Geometry-aware Coresets for Efficient Spatial Reasoning with Foundation Models in Low-Resource Remote Sensing
Abstract
Efficient spatial reasoning with foundation models is increasingly constrained by two interacting factors: limited labeled data and aggressive post-training compression for edge deployment. Existing pipelines treat data selection and model compression as independent problems. We show that this assumption is fundamentally flawed. Through extensive experiments on remote sensing classification, a canonical spatial reasoning task under extreme constraints, we demonstrate that standard coreset selection strategies, while effective at full precision, suffer severe and often catastrophic accuracy degradation under low-bit quantization and structured pruning. This failure arises from compression-induced distortion of embedding geometry: uncertainty-based coresets overemphasize decision boundaries while neglecting local relational structure, which is essential for stable reasoning under compression. We propose Entropy-Based Density-Weighted Coresets (EntropyBDWC), a geometry-aware data selection strategy that jointly models predictive uncertainty and local embedding density. Across multiple datasets, architectures, data budgets, and compression regimes, EntropyBDWC consistently improves robustness under INT8 quantization and stabilizes performance under extreme data scarcity.
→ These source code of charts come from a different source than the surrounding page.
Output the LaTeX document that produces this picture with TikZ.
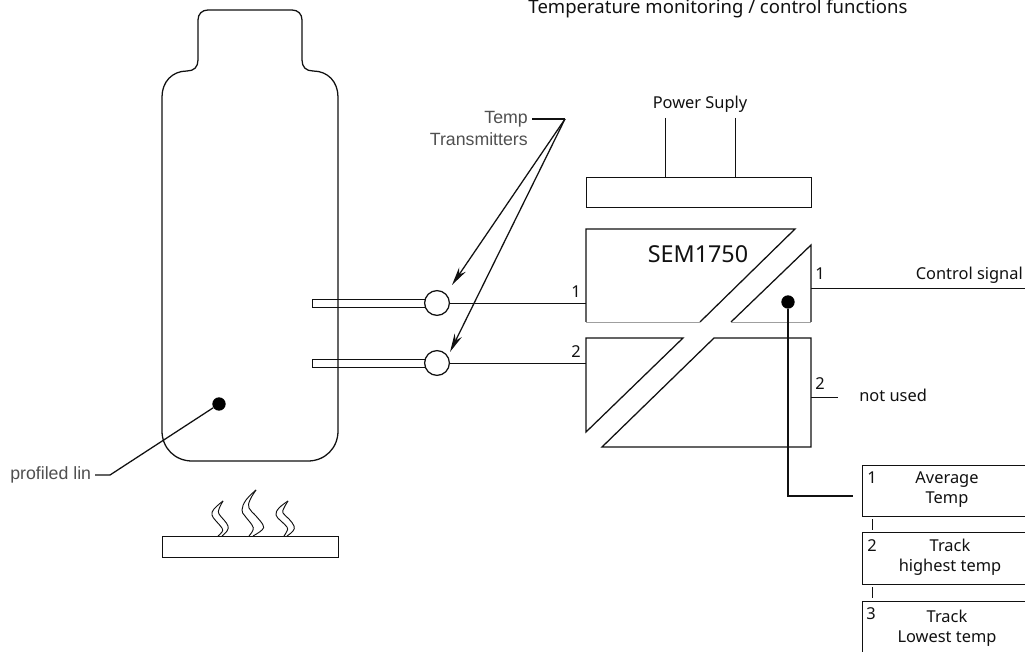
\documentclass[tikz,border=0pt]{standalone}
\usepackage{fontspec}
\setmainfont{Noto Sans}
\newfontfamily\arialf{Liberation Sans}
\usetikzlibrary{arrows.meta,calc}
\definecolor{ink}{HTML}{111111}
\definecolor{lbl}{HTML}{505050}
\tikzset{
  x=0.75pt,y=-0.75pt,
  line/.style={draw=ink,line width=0.95pt},
  thinline/.style={draw=ink,line width=0.7pt},
  lbltext/.style={font=\fontsize{12.3}{15}\selectfont,text=ink,inner sep=0pt},
  titletext/.style={font=\fontsize{13.9}{15}\selectfont,text=ink,inner sep=0pt},
  alabel/.style={font=\arialf\fontsize{13.3}{15}\selectfont,text=lbl,inner sep=0pt},
  circ/.style={circle,line,fill=white,minimum size=18.6pt,inner sep=0pt},
  blob/.style={circle,fill=black,minimum size=10pt,inner sep=0pt},
  boxx/.style={rectangle,line,inner sep=0pt,anchor=north west},
  menu/.style={boxx,minimum width=124pt},
  menutext/.style={anchor=center,align=center,font=\fontsize{12.3}{15}\selectfont,text=ink,inner sep=0pt},
  arr/.style={line,-{Stealth[length=14pt,width=6pt]}},
  flame/.style={thinline,line join=round},
}
\begin{document}
\begin{tikzpicture}
\useasboundingbox (0,0) rectangle (1025,652);
\clip (0,0) rectangle (1025,652);
\fill[white] (0,0) rectangle (1025,652);

% title
\node[titletext,anchor=base] (title) at (718,14) {Temperature monitoring / control functions};

% bottle
\draw[line,line join=round] (208,10) -- (292,10) .. controls (298,10) and (302,14) .. (302,20)
  -- (302,60) .. controls (302,67) and (306,71) .. (313,71)
  .. controls (328,71) and (338,82) .. (338,97)
  -- (338,431) .. controls (338,448) and (325,461) .. (308,461)
  -- (192,461) .. controls (175,461) and (162,448) .. (162,431)
  -- (162,97) .. controls (162,82) and (172,71) .. (187,71)
  .. controls (194,71) and (198,67) .. (198,60)
  -- (198,20) .. controls (198,14) and (202,10) .. (208,10) -- cycle;

% heater and flames
\node[boxx,minimum width=132pt,minimum height=15.5pt] (heater) at (162,536) {};
\draw[flame] plot[smooth,tension=0.7] coordinates {(218,536) (222,532) (222,528) (216,521) (212,515) (214,509) (223,501)};
\draw[flame] plot[smooth,tension=0.7] coordinates {(222,536) (227,531) (228,526) (224,520) (219,514) (219,509) (223,501)};
\draw[flame] plot[smooth,tension=0.7] coordinates {(249,536) (253,530) (252,525) (245,516) (242,510) (246,500) (256,490)};
\draw[flame] plot[smooth,tension=0.7] coordinates {(253,536) (262,530) (263,525) (256,516) (249,508) (250,500) (256,490)};
\draw[flame] plot[smooth,tension=0.7] coordinates {(284,536) (287,531) (287,527) (281,521) (276,515) (279,508) (288,501)};
\draw[flame] plot[smooth,tension=0.7] coordinates {(287,536) (293,531) (294,526) (289,519) (283,513) (284,508) (288,501)};

% probes
\node[boxx,minimum width=84.75pt,minimum height=6pt] (p1) at (312,299) {};
\node[boxx,minimum width=84.75pt,minimum height=6pt] (p2) at (312,359) {};
\node[circ] (ta) at (437,303) {};
\node[circ] (tb) at (437,363) {};

% power supply
\node[boxx,minimum width=168.75pt,minimum height=22.5pt] (psu) at (586,177) {};
\coordinate (psa) at (665,118);
\coordinate (psb) at (735,118);
\draw[thinline] (psa) -- (psa |- psu.north);
\draw[thinline] (psb) -- (psb |- psu.north);
\node[lbltext,anchor=center] (pstext) at (700,104) {Power Suply};

% converter
\draw[line,line join=miter] (586,322) -- (586,229) -- (795,229) -- (700,322);
\draw[line,line join=miter] (731,322) -- (811,245) -- (811,322);
\draw[draw=gray!75,line width=0.6pt] (586,322) -- (700,322) (731,322) -- (811,322);
\draw[line,line join=miter] (683,338) -- (586,338) -- (586,432) -- cycle;
\draw[line,line join=miter] (714,338) -- (811,338) -- (811,447) -- (602,447) -- cycle;
\node[anchor=center,inner sep=0pt,font=\fontsize{17.5}{20}\selectfont,text=ink] (sem) at (698,254) {SEM1750};

% input lines
\coordinate (in1) at (586,303);
\coordinate (in2) at (586,363);
\draw[thinline] (ta) -- (in1);
\draw[thinline] (tb) -- (in2);
\node[lbltext,anchor=center] (n1) at (576,292) {1};
\node[lbltext,anchor=center] (n2) at (576,352) {2};

% outputs
\coordinate (o1a) at (811,288);
\coordinate (o1b) at (1025,288);
\coordinate (o2a) at (811,397);
\coordinate (o2b) at (838,397);
\draw[thinline] (o1a) -- (o1b);
\draw[thinline] (o2a) -- (o2b);
\node[lbltext,anchor=center] (m1) at (820,274) {1};
\node[lbltext,anchor=center] (m2) at (820,384) {2};
\node[lbltext,anchor=east] (ctrl) at (1023,275) {Control signal};
\node[lbltext,anchor=west] (nu) at (859,395) {not used};

% selector menu
\node[menu,minimum height=38.25pt] (b1) at (862,465) {};
\node[menu,minimum height=39pt] (b2) at (862,532) {};
\node[menu,minimum height=52pt] (b3) at (862,601) {};
\node[lbltext,anchor=center] (b1n) at (872,478) {1};
\node[lbltext,anchor=center] (b2n) at (872,546) {2};
\node[lbltext,anchor=center] (b3n) at (871,614) {3};
\node[menutext] (b1t) at (947,490) {Average\\Temp};
\node[menutext] (b2t) at (950,557) {Track\\highest temp};
\node[menutext] (b3t) at (947,628) {Track\\Lowest temp};
\coordinate (t1a) at (872,519);
\coordinate (t1b) at (872,530);
\coordinate (t2a) at (872,587);
\coordinate (t2b) at (872,598);
\draw[thinline] (t1a) -- (t1b);
\draw[thinline] (t2a) -- (t2b);

% dot to menu
\node[blob] (d1) at (788,302) {};
\coordinate (bend) at (788,496);
\coordinate (bend2) at (853,496);
\draw[line] (d1) -- (bend) -- (bend2);

% temp transmitters callout
\node[alabel,anchor=east] (tt1) at (528,119) {Temp};
\node[alabel,anchor=east] (tt2) at (528,139) {Transmitters};
\coordinate (hub) at (565,119);
\draw[line] (532,119) -- (hub);
\coordinate (h1) at (452,285);
\coordinate (h2) at (450,352);
\draw[arr] (hub) -- (h1);
\draw[arr] (hub) -- (h2);

% profiled lin
\node[alabel,anchor=west] (pl) at (10,475) {profiled lin};
\node[blob] (d2) at (219,404) {};
\draw[line] (95,475) -- (110,475) -- (d2);
\end{tikzpicture}
\end{document}
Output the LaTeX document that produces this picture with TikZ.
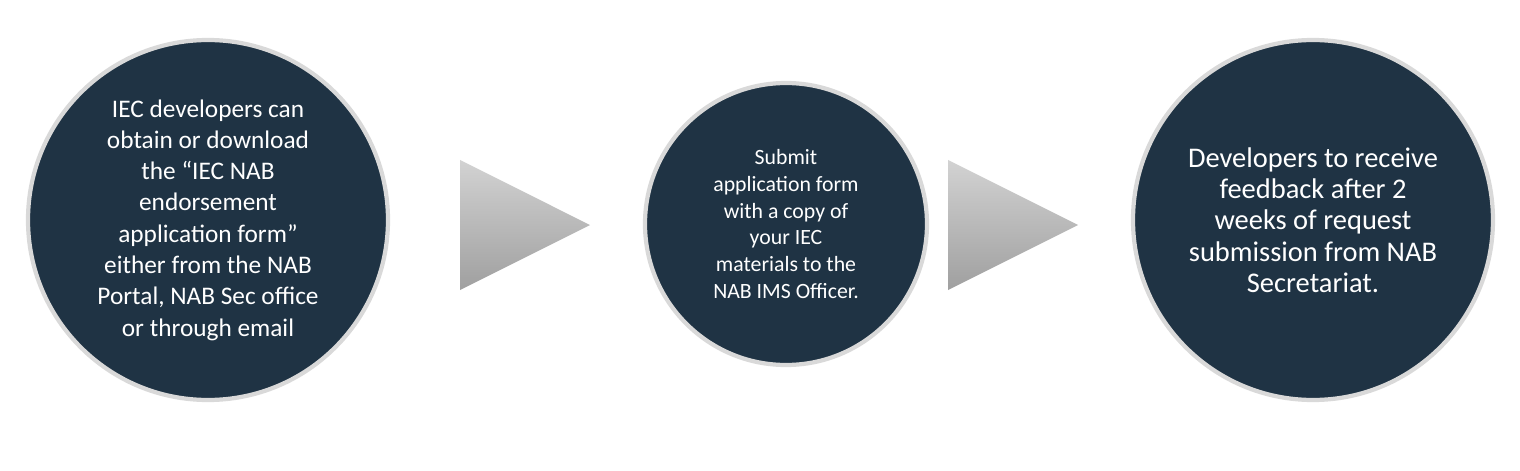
\documentclass[tikz,border=0pt]{standalone}
\usepackage{fontspec}
\setmainfont{Carlito}
\usetikzlibrary{positioning}
\definecolor{navy}{HTML}{1F3344}
\tikzset{
  stage/.style={circle,draw=gray!30,line width=1.2pt,fill=navy,text=white,align=center,inner sep=0pt},
  arrowhead/.style={top color=gray!35,bottom color=gray!75,shading angle=0}
}
\begin{document}
\begin{tikzpicture}
  \useasboundingbox (0,0) rectangle (15.2,4.7);
  %circles
  \node[stage,minimum size=3.6cm,font=\fontsize{7.2}{8.9}\selectfont] (obtain) at (2.08,2.5)
    {IEC developers can\\obtain or download\\the “IEC NAB\\endorsement\\application form”\\either from the NAB\\Portal, NAB Sec office\\or through email};
  \node[stage,minimum size=2.82cm,font=\fontsize{6.2}{7.6}\selectfont] (submit) at (7.86,2.46)
    {Submit\\application form\\with a copy of\\your IEC\\materials to the\\NAB IMS Officer.};
  \node[stage,minimum size=3.6cm,font=\fontsize{8.1}{8.9}\selectfont] (receive) at (13.13,2.5)
    {Developers to receive\\feedback after 2\\weeks of request\\submission from NAB\\Secretariat.};
  %arrows
  \shade[arrowhead] (4.6,3.1) -- (5.9,2.45) -- (4.6,1.8) -- cycle;
  \shade[arrowhead] (9.48,3.1) -- (10.78,2.45) -- (9.48,1.8) -- cycle;
\end{tikzpicture}
\end{document}
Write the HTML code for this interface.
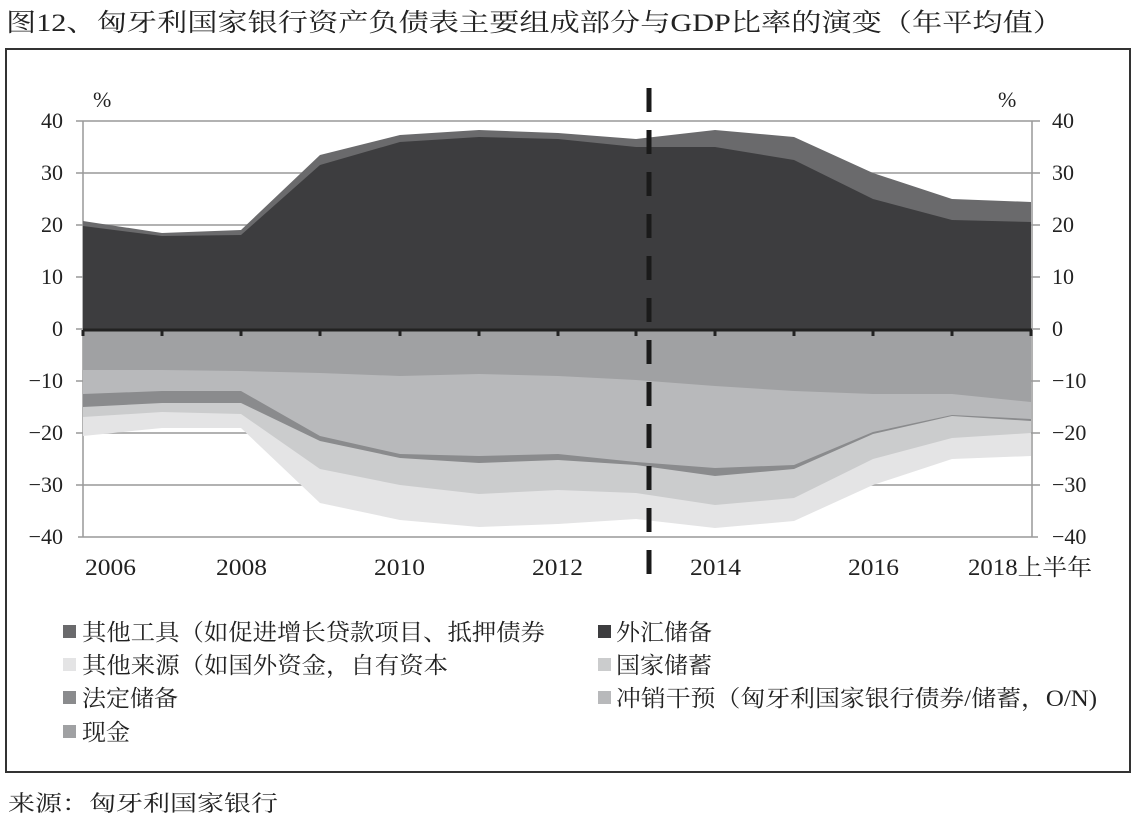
<!DOCTYPE html>
<html><head><meta charset="utf-8"><style>
body{margin:0;width:1137px;height:835px;background:#fff;overflow:hidden;font-family:"Liberation Serif","Noto Serif CJK SC",serif;}
</style></head><body>
<svg width="1137" height="835" viewBox="0 0 1137 835" xmlns="http://www.w3.org/2000/svg" font-family="Liberation Serif, Noto Serif CJK SC, serif">
<text x="6" y="31" font-size="25" fill="#222" textLength="1057" lengthAdjust="spacingAndGlyphs">图12、匈牙利国家银行资产负债表主要组成部分与GDP比率的演变（年平均值）</text>
<rect x="6" y="49" width="1124" height="723" fill="none" stroke="#333" stroke-width="2"/>
<g stroke="#999" stroke-width="1.5">
<line x1="83" y1="121" x2="1032" y2="121"/><line x1="83" y1="173" x2="1032" y2="173"/><line x1="83" y1="225" x2="1032" y2="225"/><line x1="83" y1="277" x2="1032" y2="277"/>
<line x1="83" y1="381" x2="1032" y2="381"/><line x1="83" y1="433" x2="1032" y2="433"/><line x1="83" y1="485" x2="1032" y2="485"/><line x1="78" y1="537" x2="1038" y2="537"/>
<line x1="83" y1="121" x2="83" y2="537"/><line x1="1032" y1="121" x2="1032" y2="537"/>
</g>
<g stroke="#999" stroke-width="1.5">
<line x1="76" y1="121" x2="83" y2="121"/><line x1="76" y1="173" x2="83" y2="173"/><line x1="76" y1="225" x2="83" y2="225"/><line x1="76" y1="277" x2="83" y2="277"/><line x1="76" y1="329" x2="83" y2="329"/><line x1="76" y1="381" x2="83" y2="381"/><line x1="76" y1="433" x2="83" y2="433"/><line x1="76" y1="485" x2="83" y2="485"/>
<line x1="1032" y1="121" x2="1040" y2="121"/><line x1="1032" y1="173" x2="1040" y2="173"/><line x1="1032" y1="225" x2="1040" y2="225"/><line x1="1032" y1="277" x2="1040" y2="277"/><line x1="1032" y1="329" x2="1040" y2="329"/><line x1="1032" y1="381" x2="1040" y2="381"/><line x1="1032" y1="433" x2="1040" y2="433"/><line x1="1032" y1="485" x2="1040" y2="485"/>
</g>
<polygon fill="#6a6a6c" points="83,329 83,221 162,233 241,230 320,155 400,135 479,130 558,133 636,139 715,130 794,137 873,173 952,199 1031,202 1031,329"/>
<polygon fill="#3d3d3f" points="83,329 83,226 162,236 241,235 320,165 400,142 479,137 558,139 636,147 715,147 794,160 873,199 952,220 1031,222 1031,329"/>
<polygon fill="#e4e4e5" points="83,329 83,436 162,428 241,428 320,503 400,520 479,527 558,524 636,519 715,528 794,521 873,485 952,459 1031,456 1031,329"/>
<polygon fill="#cbcccd" points="83,329 83,417 162,412 241,414 320,469 400,485 479,494 558,490 636,493 715,505 794,498 873,459 952,438 1031,433 1031,329"/>
<polygon fill="#8a8b8d" points="83,329 83,407 162,403 241,403 320,441 400,458 479,463 558,460 636,465 715,476 794,469 873,434 952,416 1031,421 1031,329"/>
<polygon fill="#b8b9bb" points="83,329 83,394 162,391 241,391 320,436 400,454 479,456 558,454 636,462 715,468 794,465 873,432 952,415 1031,419 1031,329"/>
<polygon fill="#a0a1a3" points="83,329 83,370 162,370 241,371 320,373 400,376 479,374 558,376 636,380 715,386 794,391 873,394 952,394 1031,402 1031,329"/>
<line x1="83" y1="330" x2="1032" y2="330" stroke="#222" stroke-width="3"/>
<g stroke="#222" stroke-width="3">
<line x1="83" y1="330" x2="83" y2="336"/><line x1="162" y1="330" x2="162" y2="336"/><line x1="241" y1="330" x2="241" y2="336"/><line x1="320" y1="330" x2="320" y2="336"/><line x1="400" y1="330" x2="400" y2="336"/><line x1="479" y1="330" x2="479" y2="336"/><line x1="558" y1="330" x2="558" y2="336"/><line x1="636" y1="330" x2="636" y2="336"/><line x1="715" y1="330" x2="715" y2="336"/><line x1="794" y1="330" x2="794" y2="336"/><line x1="873" y1="330" x2="873" y2="336"/><line x1="952" y1="330" x2="952" y2="336"/><line x1="1031" y1="330" x2="1031" y2="336"/>
</g>
<line x1="649" y1="88" x2="649" y2="582" stroke="#1a1a1a" stroke-width="5" stroke-dasharray="24,18"/>
<g font-size="22" fill="#222" text-anchor="end">
<text x="63" y="128">40</text><text x="63" y="180">30</text><text x="63" y="232">20</text><text x="63" y="284">10</text><text x="63" y="336">0</text><text x="63" y="388">−10</text><text x="63" y="440">−20</text><text x="63" y="492">−30</text><text x="63" y="544">−40</text>
</g>
<g font-size="22" fill="#222">
<text x="1052" y="128">40</text><text x="1052" y="180">30</text><text x="1052" y="232">20</text><text x="1052" y="284">10</text><text x="1052" y="336">0</text><text x="1052" y="388">−10</text><text x="1052" y="440">−20</text><text x="1052" y="492">−30</text><text x="1052" y="544">−40</text>
<text x="93" y="107">%</text><text x="998" y="107">%</text>
</g>
<g font-size="23" fill="#222">
<text x="85" y="575" textLength="51" lengthAdjust="spacingAndGlyphs">2006</text><text x="216" y="575" textLength="51" lengthAdjust="spacingAndGlyphs">2008</text><text x="374" y="575" textLength="51" lengthAdjust="spacingAndGlyphs">2010</text><text x="532" y="575" textLength="51" lengthAdjust="spacingAndGlyphs">2012</text><text x="690" y="575" textLength="51" lengthAdjust="spacingAndGlyphs">2014</text><text x="848" y="575" textLength="51" lengthAdjust="spacingAndGlyphs">2016</text><text x="968" y="575" textLength="124" lengthAdjust="spacingAndGlyphs">2018上半年</text>
</g>
<g font-size="23" fill="#222">
<rect x="63" y="625" width="13" height="13" fill="#6a6a6c"/><text x="82" y="640" textLength="463" lengthAdjust="spacingAndGlyphs">其他工具（如促进增长贷款项目、抵押债券</text>
<rect x="63" y="658" width="13" height="13" fill="#e4e4e5"/><text x="82" y="673" textLength="366" lengthAdjust="spacingAndGlyphs">其他来源（如国外资金，自有资本</text>
<rect x="63" y="691" width="13" height="13" fill="#8a8b8d"/><text x="82" y="706" textLength="96" lengthAdjust="spacingAndGlyphs">法定储备</text>
<rect x="63" y="725" width="13" height="13" fill="#a0a1a3"/><text x="82" y="740" textLength="48" lengthAdjust="spacingAndGlyphs">现金</text>
<rect x="598" y="625" width="13" height="13" fill="#3d3d3f"/><text x="616" y="640" textLength="96" lengthAdjust="spacingAndGlyphs">外汇储备</text>
<rect x="598" y="658" width="13" height="13" fill="#cbcccd"/><text x="616" y="673" textLength="96" lengthAdjust="spacingAndGlyphs">国家储蓄</text>
<rect x="598" y="691" width="13" height="13" fill="#b8b9bb"/><text x="616" y="706" textLength="481" lengthAdjust="spacingAndGlyphs">冲销干预（匈牙利国家银行债券/储蓄，O/N)</text>
</g>
<text x="8" y="811" font-size="22" fill="#222" textLength="270" lengthAdjust="spacingAndGlyphs">来源：匈牙利国家银行</text>
</svg>
</body></html>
Crucially, performing coreset selection in frozen self-supervised foundation model embeddings (DINO) further amplifies compression robustness, revealing a new role for foundation models as geometry-preserving data selectors rather than trainable backbones. Our results establish compression-aware data curation as a necessary component of efficient spatial reasoning, with implications for edge AI, foundation model adaptation, and learning under systemic resource constraints.